----- Data
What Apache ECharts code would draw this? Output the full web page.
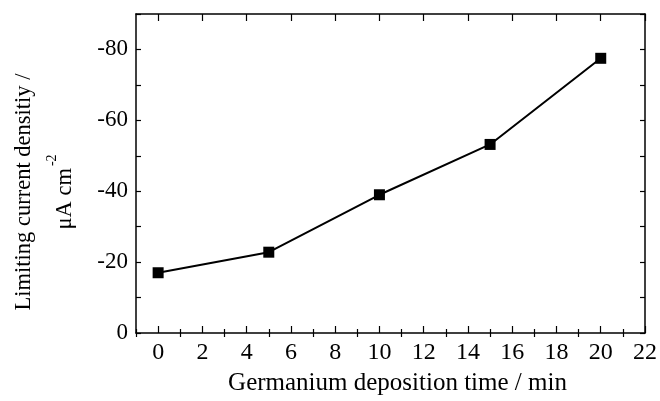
<!DOCTYPE html>
<html><head><meta charset="utf-8">
<script src="https://cdn.jsdelivr.net/npm/echarts@6/dist/echarts.min.js"></script>
<style>html,body{margin:0;padding:0;background:#fff}#c{width:660px;height:401px}</style>
</head><body><div id="c"></div>
<script>
const times = [0, 5, 10, 15, 20];
const density = [-17.0, -22.8, -39.0, -53.2, -77.5];
const xMajor = [0, 2, 4, 6, 8, 10, 12, 14, 16, 18, 20, 22];
const xMinor = [-1, 1, 3, 5, 7, 9, 11, 13, 15, 17, 19, 21];
const yLabels = [0, -20, -40, -60, -80];
const FONT = 'Liberation Serif';

const chart = echarts.init(document.getElementById('c'));
const lineStyle = {color: '#000', width: 1.5};
function xAx(pos, opts) {
  return Object.assign({
    type: 'value', position: pos, min: -1, max: 22, interval: 1,
    axisLine: {show: true, onZero: false, lineStyle},
    splitLine: {show: false},
    axisLabel: {show: false},
    axisTick: {show: true, inside: true, length: 7, lineStyle: {color: '#000', width: 1.2}, customValues: xMajor}
  }, opts);
}
function yAx(pos, opts) {
  return Object.assign({
    type: 'value', position: pos, min: -90, max: 0, interval: 10, inverse: true,
    axisLine: {show: true, onZero: false, lineStyle},
    splitLine: {show: false},
    axisLabel: {show: false},
    axisTick: {show: true, inside: true, length: 5, lineStyle: {color: '#000', width: 1.2}}
  }, opts);
}
chart.setOption({
  animation: false,
  backgroundColor: '#fff',
  grid: {left: 136, right: 12, top: 14, bottom: 68},
  xAxis: [
    xAx('bottom', {
      name: 'Germanium deposition time / min', nameLocation: 'middle', nameGap: 38,
      nameTextStyle: {fontFamily: FONT, fontSize: 25, color: '#000', padding: [0, 0, 0, 14]},
      axisLabel: {show: true, customValues: xMajor, fontFamily: FONT, fontSize: 24, color: '#000', margin: 8}
    }),
    xAx('bottom', {axisLine: {show: false}, axisTick: {show: true, inside: true, length: 4, lineStyle: {color: '#000', width: 1.2}, customValues: xMinor}}),
    xAx('top', {}),
    xAx('top', {axisLine: {show: false}, axisTick: {show: true, inside: true, length: 4, lineStyle: {color: '#000', width: 1.2}, customValues: xMinor}})
  ],
  yAxis: [
    yAx('left', {axisLabel: {show: true, customValues: yLabels, fontFamily: FONT, fontSize: 23, color: '#000', margin: 8}}),
    yAx('right', {})
  ],
  graphic: [{
    type: 'text', x: 45, y: 192, rotation: Math.PI / 2,
    style: {
      text: '{a|Limiting current densitiy /}\n{a|μA cm}{s|-2}',
      align: 'center', verticalAlign: 'middle',
      rich: {
        a: {fontFamily: FONT, fontSize: 22.5, lineHeight: 41, fill: '#000'},
        s: {fontFamily: FONT, fontSize: 14, lineHeight: 41, fill: '#000', verticalAlign: 'top', padding: [0, 0, 0, 2]}
      }
    }
  }],
  series: [{
    type: 'line', xAxisIndex: 0, yAxisIndex: 0,
    data: times.map((t, i) => [t, density[i]]),
    symbol: 'rect', symbolSize: 11,
    lineStyle: {color: '#000', width: 2},
    itemStyle: {color: '#000'}
  }]
});
</script></body></html>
----------
Copy out each line word for word, please, skipping the images.

What Apache ECharts code would draw this? Output the full web page.
<!DOCTYPE html>
<html><head><meta charset="utf-8">
<script src="https://cdn.jsdelivr.net/npm/echarts@6/dist/echarts.min.js"></script>
<style>html,body{margin:0;padding:0;background:#fff}#c{width:660px;height:401px}</style>
</head><body><div id="c"></div>
<script>
const times = [0, 5, 10, 15, 20];
const density = [-17.0, -22.8, -39.0, -53.2, -77.5];
const xMajor = [0, 2, 4, 6, 8, 10, 12, 14, 16, 18, 20, 22];
const xMinor = [-1, 1, 3, 5, 7, 9, 11, 13, 15, 17, 19, 21];
const yLabels = [0, -20, -40, -60, -80];
const FONT = 'Liberation Serif';

const chart = echarts.init(document.getElementById('c'));
const lineStyle = {color: '#000', width: 1.5};
function xAx(pos, opts) {
  return Object.assign({
    type: 'value', position: pos, min: -1, max: 22, interval: 1,
    axisLine: {show: true, onZero: false, lineStyle},
    splitLine: {show: false},
    axisLabel: {show: false},
    axisTick: {show: true, inside: true, length: 7, lineStyle: {color: '#000', width: 1.2}, customValues: xMajor}
  }, opts);
}
function yAx(pos, opts) {
  return Object.assign({
    type: 'value', position: pos, min: -90, max: 0, interval: 10, inverse: true,
    axisLine: {show: true, onZero: false, lineStyle},
    splitLine: {show: false},
    axisLabel: {show: false},
    axisTick: {show: true, inside: true, length: 5, lineStyle: {color: '#000', width: 1.2}}
  }, opts);
}
chart.setOption({
  animation: false,
  backgroundColor: '#fff',
  grid: {left: 136, right: 12, top: 14, bottom: 68},
  xAxis: [
    xAx('bottom', {
      name: 'Germanium deposition time / min', nameLocation: 'middle', nameGap: 38,
      nameTextStyle: {fontFamily: FONT, fontSize: 25, color: '#000', padding: [0, 0, 0, 14]},
      axisLabel: {show: true, customValues: xMajor, fontFamily: FONT, fontSize: 24, color: '#000', margin: 8}
    }),
    xAx('bottom', {axisLine: {show: false}, axisTick: {show: true, inside: true, length: 4, lineStyle: {color: '#000', width: 1.2}, customValues: xMinor}}),
    xAx('top', {}),
    xAx('top', {axisLine: {show: false}, axisTick: {show: true, inside: true, length: 4, lineStyle: {color: '#000', width: 1.2}, customValues: xMinor}})
  ],
  yAxis: [
    yAx('left', {axisLabel: {show: true, customValues: yLabels, fontFamily: FONT, fontSize: 23, color: '#000', margin: 8}}),
    yAx('right', {})
  ],
  graphic: [{
    type: 'text', x: 45, y: 192, rotation: Math.PI / 2,
    style: {
      text: '{a|Limiting current densitiy /}\n{a|μA cm}{s|-2}',
      align: 'center', verticalAlign: 'middle',
      rich: {
        a: {fontFamily: FONT, fontSize: 22.5, lineHeight: 41, fill: '#000'},
        s: {fontFamily: FONT, fontSize: 14, lineHeight: 41, fill: '#000', verticalAlign: 'top', padding: [0, 0, 0, 2]}
      }
    }
  }],
  series: [{
    type: 'line', xAxisIndex: 0, yAxisIndex: 0,
    data: times.map((t, i) => [t, density[i]]),
    symbol: 'rect', symbolSize: 11,
    lineStyle: {color: '#000', width: 2},
    itemStyle: {color: '#000'}
  }]
});
</script></body></html>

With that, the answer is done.